Restaurants aren't the only places you can find oxtail. In the 1930s, cuts of meat like oxtails were staple items in butcher shops and grocery stores. In the past, oxtails were inexpensive, but that's no longer the case. A meat cutter at Compare Foods on Independence Boulevard said they sell oxtails both frozen ($4.59 per pound) and fresh ($5.19 per pound). Local farmer Harriet Baucom of Baucom's Best sells oxtails by special order ($4.45 per pound), saying that oxtails are a specialty item typically bought by her higher-end customers. The price of oxtail has increased recently as cutting-edge restaurants start to feature them on their menus.
On a side note, the ox (or cow) may not be the actual animal on the Chinese calendar. Instead, this animal may be the Asian water buffalo -- not a Wild West American buffalo, which is, in fact, bison.

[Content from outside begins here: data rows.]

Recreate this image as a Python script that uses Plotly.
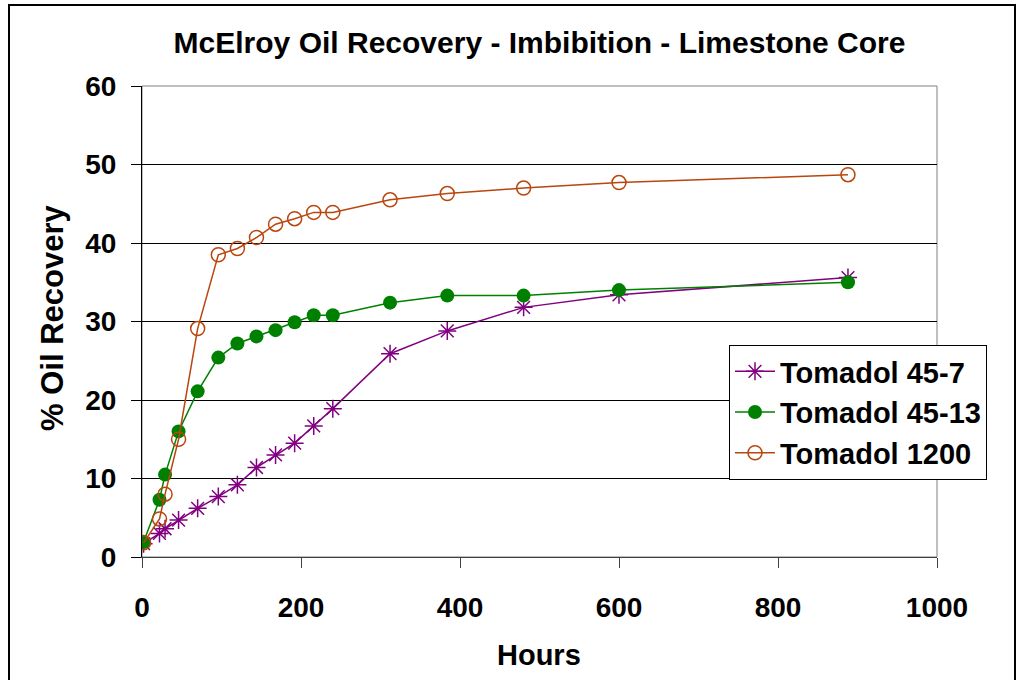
import plotly.graph_objects as go

hours = [2, 22, 29, 46, 70, 96, 120, 144, 168, 192, 216, 240, 312, 384, 480, 600, 888]
tomadol_45_7 = [1.7, 3.0, 3.6, 4.7, 6.2, 7.7, 9.2, 11.4, 13.0, 14.5, 16.7, 18.9, 25.9, 28.8, 31.8, 33.4, 35.6]
tomadol_45_13 = [1.9, 7.3, 10.5, 16.0, 21.1, 25.4, 27.2, 28.1, 28.9, 29.9, 30.8, 30.8, 32.4, 33.3, 33.3, 34.0, 35.0]
tomadol_1200 = [1.8, 4.85, 8.0, 15.0, 29.1, 38.5, 39.3, 40.7, 42.4, 43.1, 43.9, 43.9, 45.5, 46.3, 47.0, 47.7, 48.7]

x_ticks = [0, 200, 400, 600, 800, 1000]
y_ticks = [0, 10, 20, 30, 40, 50, 60]

PURPLE = "#800080"
GREEN = "#008000"
ORANGE = "#B8460E"
FONT = "Arial, Liberation Sans, sans-serif"

fig = go.Figure()
fig.add_trace(go.Scatter(
    x=hours, y=tomadol_45_7, name="<b>Tomadol 45-7</b>", mode="lines+markers",
    line=dict(color=PURPLE, width=1.5),
    marker=dict(symbol="asterisk-open", size=15, color=PURPLE, line=dict(color=PURPLE, width=1.5)),
))
fig.add_trace(go.Scatter(
    x=hours, y=tomadol_45_13, name="<b>Tomadol 45-13</b>", mode="lines+markers",
    line=dict(color=GREEN, width=1.5),
    marker=dict(symbol="circle", size=14, color=GREEN, line=dict(width=0)),
))
fig.add_trace(go.Scatter(
    x=hours, y=tomadol_1200, name="<b>Tomadol 1200</b>", mode="lines+markers",
    line=dict(color=ORANGE, width=1.5),
    marker=dict(symbol="circle-open", size=14, color=ORANGE, line=dict(color=ORANGE, width=1.5)),
))

W, H = 1018, 680
L, R, T, B = 142, 81, 86, 123
pw, ph = W - L - R, H - T - B

def px_x(p):
    return (p - L) / pw

def px_y(p):
    return (H - B - p) / ph

fig.update_layout(
    width=W, height=H,
    margin=dict(l=L, r=R, t=T, b=B, pad=0),
    paper_bgcolor="white", plot_bgcolor="white",
    font=dict(family=FONT, color="black"),
    title=dict(text="<b>McElroy Oil Recovery - Imbibition - Limestone Core</b>",
               x=0.5, xref="paper", xanchor="center",
               y=1 - 42 / H, yref="container", yanchor="middle",
               font=dict(size=30, family=FONT, color="black")),
    xaxis=dict(range=[0, 1000], tickvals=x_ticks, ticktext=[f"<b>{v}</b>" for v in x_ticks],
               showgrid=False, zeroline=False, showline=True, linecolor="#404040", linewidth=1,
               ticks="outside", ticklen=10, tickcolor="#404040", tickwidth=1,
               ticklabelstandoff=15,
               tickfont=dict(size=28, family=FONT, color="black")),
    yaxis=dict(range=[0, 60], tickvals=y_ticks, ticktext=[f"<b>{v}</b>" for v in y_ticks],
               showgrid=True, gridcolor="black", gridwidth=1, zeroline=False,
               showline=True, linecolor="black", linewidth=1,
               ticks="outside", ticklen=10, tickcolor="black", tickwidth=1,
               ticklabelstandoff=9,
               tickfont=dict(size=28, family=FONT, color="black")),
    showlegend=True,
    legend=dict(x=px_x(729), y=px_y(345), xanchor="left", yanchor="top",
                bordercolor="black", borderwidth=1, bgcolor="white",
                font=dict(size=29, family=FONT, color="black"),
                itemwidth=40, tracegroupgap=0),
    shapes=[
        dict(type="rect", xref="paper", yref="paper", x0=0, x1=1, y0=0, y1=1,
             line=dict(color="#808080", width=1), layer="below"),
        dict(type="rect", xref="paper", yref="paper",
             x0=px_x(9), x1=px_x(1015), y0=px_y(5), y1=px_y(690),
             line=dict(color="black", width=2), layer="below"),
    ],
    annotations=[
        dict(text="<b>% Oil Recovery</b>", textangle=-90, xref="paper", yref="paper",
             x=px_x(52), y=px_y(318), xanchor="center", yanchor="middle", showarrow=False,
             font=dict(size=31, family=FONT, color="black")),
        dict(text="<b>Hours</b>", xref="paper", yref="paper",
             x=px_x(539), y=px_y(655), xanchor="center", yanchor="middle", showarrow=False,
             font=dict(size=29, family=FONT, color="black")),
    ],
)

fig.write_html("out.html")
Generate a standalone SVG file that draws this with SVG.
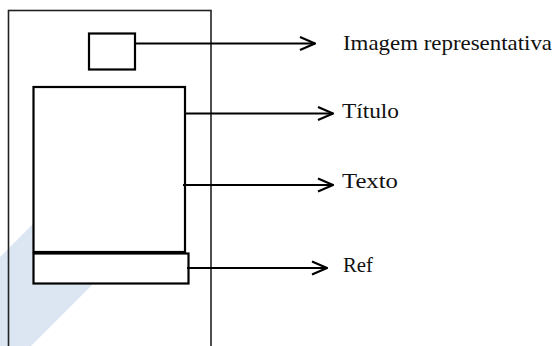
<svg xmlns="http://www.w3.org/2000/svg" width="556" height="346" viewBox="0 0 556 346">
<style>
.box{fill:#fff;stroke:#000;stroke-width:2.2}
.outer{fill:none;stroke:#222;stroke-width:1.6}
.conn{fill:none;stroke:#000;stroke-width:1.8}
.lbl{font-family:"Liberation Serif","Times New Roman",serif;font-size:21px;fill:#111}
</style>
<defs>
<marker id="arr" viewBox="0 0 18 16" refX="17" refY="8" markerWidth="18" markerHeight="16" markerUnits="userSpaceOnUse" orient="auto">
<path d="M2,1.5 L17,8 L2,14.5" fill="none" stroke="#000" stroke-width="2.2"/>
</marker>
</defs>
<rect width="556" height="346" fill="#fff"/>
<polygon points="0,257 57,200 177,200 31,346 0,346" fill="#dce6f2"/>
<g id="page">
<rect class="outer" x="8.5" y="10.5" width="202.5" height="345"/>
</g>
<g id="imagem">
<rect class="box" x="89" y="33.5" width="46" height="36"/>
</g>
<g id="corpo">
<rect class="box" x="33.5" y="87" width="151.5" height="165"/>
</g>
<g id="ref">
<rect class="box" x="33.5" y="253.5" width="155" height="30"/>
</g>
<g id="connectors">
<line class="conn" x1="135" y1="43.5" x2="315" y2="43.5" marker-end="url(#arr)"/>
<line class="conn" x1="185" y1="113.5" x2="333" y2="113.5" marker-end="url(#arr)"/>
<line class="conn" x1="183" y1="185" x2="333" y2="185" marker-end="url(#arr)"/>
<line class="conn" x1="187" y1="268" x2="327" y2="268" marker-end="url(#arr)"/>
</g>
<g id="labels">
<text class="lbl" x="343" y="50" textLength="209" lengthAdjust="spacingAndGlyphs">Imagem representativa</text>
<text class="lbl" x="342" y="118" textLength="57" lengthAdjust="spacingAndGlyphs">Título</text>
<text class="lbl" x="342" y="188" textLength="56" lengthAdjust="spacingAndGlyphs">Texto</text>
<text class="lbl" x="343" y="272" textLength="30" lengthAdjust="spacingAndGlyphs">Ref</text>
</g>
</svg>
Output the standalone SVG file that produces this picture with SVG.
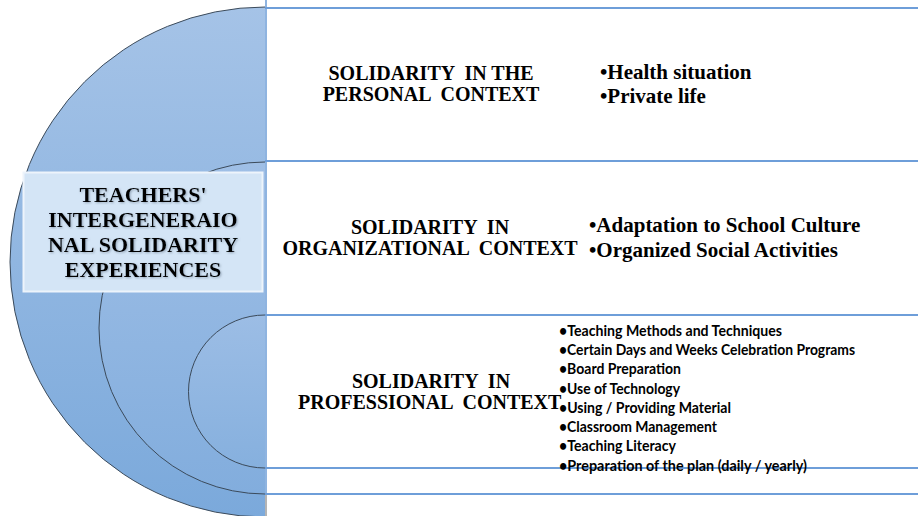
<svg xmlns="http://www.w3.org/2000/svg" width="918" height="516" viewBox="0 0 918 516">
  <defs>
    <linearGradient id="gBig" gradientUnits="userSpaceOnUse" x1="0" y1="7" x2="0" y2="517">
      <stop offset="0" stop-color="#a5c3e7"/>
      <stop offset="1" stop-color="#7ba9db"/>
    </linearGradient>
    <linearGradient id="gMid" gradientUnits="userSpaceOnUse" x1="0" y1="162" x2="0" y2="494">
      <stop offset="0" stop-color="#9fbfe6"/>
      <stop offset="1" stop-color="#82addd"/>
    </linearGradient>
    <linearGradient id="gSmall" gradientUnits="userSpaceOnUse" x1="0" y1="315" x2="0" y2="468">
      <stop offset="0" stop-color="#9cbde5"/>
      <stop offset="1" stop-color="#86b0de"/>
    </linearGradient>
    <filter id="glow" x="-10%" y="-30%" width="120%" height="160%">
      <feGaussianBlur in="SourceAlpha" stdDeviation="1"/>
      <feOffset dx="1" dy="1" result="b"/>
      <feFlood flood-color="#6b7c8f" flood-opacity="0.6"/>
      <feComposite in2="b" operator="in"/>
      <feMerge><feMergeNode/><feMergeNode in="SourceGraphic"/></feMerge>
    </filter>
  </defs>
  <style>
    text { white-space: pre; }
    .arc { fill: none; stroke: #3b4a5a; stroke-width: 1; }
    .band { stroke: #6e9ed9; stroke-width: 2; fill: none; }
    .title { font-family: "Liberation Serif", "Times New Roman", serif; font-weight: bold; font-size: 20px; fill: #000; text-anchor: middle; }
    .center { font-family: "Liberation Serif", "Times New Roman", serif; font-weight: bold; font-size: 22px; fill: #000; text-anchor: middle; }
    .item { font-family: "Liberation Serif", "Times New Roman", serif; font-weight: bold; font-size: 21px; fill: #000; }
    .small { font-family: Lato, "Liberation Sans", sans-serif; font-weight: bold; font-size: 14.5px; fill: #000; }
  </style>
  <rect width="918" height="516" fill="#ffffff"/>

  <g id="target-circles">
    <path d="M265,7 A255,255 0 0 0 265,517 Z" fill="url(#gBig)"/>
    <path class="arc" d="M265,7 A255,255 0 0 0 265,517"/>
    <path d="M265,162 A166,166 0 0 0 265,494 Z" fill="url(#gMid)"/>
    <path class="arc" d="M265,162 A166,166 0 0 0 265,494"/>
    <path d="M265,315 A76.5,76.5 0 0 0 265,468 Z" fill="url(#gSmall)"/>
    <path class="arc" d="M265,315 A76.5,76.5 0 0 0 265,468"/>
  </g>

  <g id="band-lines">
    <line x1="266" y1="0" x2="266" y2="494" stroke="#8fb4e0" stroke-width="2"/>
    <line x1="266" y1="494" x2="266" y2="516" stroke="#b4b4b4" stroke-width="2"/>
    <line class="band" x1="265" y1="8" x2="918" y2="8"/>
    <line class="band" x1="265" y1="161" x2="918" y2="161"/>
    <line class="band" x1="265" y1="315" x2="918" y2="315"/>
    <line class="band" x1="265" y1="468" x2="918" y2="468"/>
    <line class="band" x1="265" y1="494" x2="918" y2="494"/>
  </g>

  <g id="center-node">
    <rect x="23.5" y="172.5" width="239" height="119" fill="#d4e5f6" stroke="#edf4fb" stroke-width="2"/>
    <g filter="url(#glow)">
      <text class="center" x="143" y="201.5">TEACHERS'</text>
      <text class="center" x="143" y="226.5">INTERGENERAIO</text>
      <text class="center" x="143" y="251.5">NAL SOLIDARITY</text>
      <text class="center" x="143" y="277">EXPERIENCES</text>
    </g>
  </g>

  <g id="personal">
    <text class="title" x="431" y="80">SOLIDARITY  IN THE</text>
    <text class="title" x="431" y="101">PERSONAL  CONTEXT</text>
    <text class="item" x="600" y="79">•Health situation</text>
    <text class="item" x="600" y="103">•Private life</text>
  </g>

  <g id="organizational">
    <text class="title" x="430" y="233.5">SOLIDARITY  IN</text>
    <text class="title" x="430" y="254.5">ORGANIZATIONAL  CONTEXT</text>
    <text class="item" x="589" y="232">•Adaptation to School Culture</text>
    <text class="item" x="589" y="256.5">•Organized Social Activities</text>
  </g>

  <g id="professional">
    <text class="title" x="431" y="387.5">SOLIDARITY  IN</text>
    <text class="title" x="298" y="408.5" style="text-anchor:start">PROFESSIONAL  CONTEXT.</text>
    <text class="small" x="559" y="336" textLength="223" lengthAdjust="spacingAndGlyphs">•Teaching Methods and Techniques</text>
    <text class="small" x="559" y="355" textLength="296" lengthAdjust="spacingAndGlyphs">•Certain Days and Weeks Celebration Programs</text>
    <text class="small" x="559" y="374" textLength="122" lengthAdjust="spacingAndGlyphs">•Board Preparation</text>
    <text class="small" x="559" y="393.5" textLength="121" lengthAdjust="spacingAndGlyphs">•Use of Technology</text>
    <text class="small" x="559" y="413" textLength="172" lengthAdjust="spacingAndGlyphs">•Using / Providing Material</text>
    <text class="small" x="559" y="432" textLength="158" lengthAdjust="spacingAndGlyphs">•Classroom Management</text>
    <text class="small" x="559" y="451" textLength="117" lengthAdjust="spacingAndGlyphs">•Teaching Literacy</text>
    <text class="small" x="559" y="470.5" textLength="248" lengthAdjust="spacingAndGlyphs">•Preparation of the plan (daily / yearly)</text>
  </g>
</svg>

Water buffalo produce 15 percent of the world's milk, and that milk is known for its higher fat content. In Italy, this milk is used in artisanal mozzarella: mozzarella di bufala. This cheese is commonly found in area restaurants and grocers, such as Harris Teeter and Trader Joe's, at a variety of price points. Tommy George, proprietor of Pasta & Provisions, carries it in season with local tomatoes. "We sell it by the boatload then," George says.
Regardless of what animal is on the Chinese calendar, as we enter the Year of the Ox, perhaps a bowl of densely flavored oxtail stew may be just the right dish to ward off the inauspicious.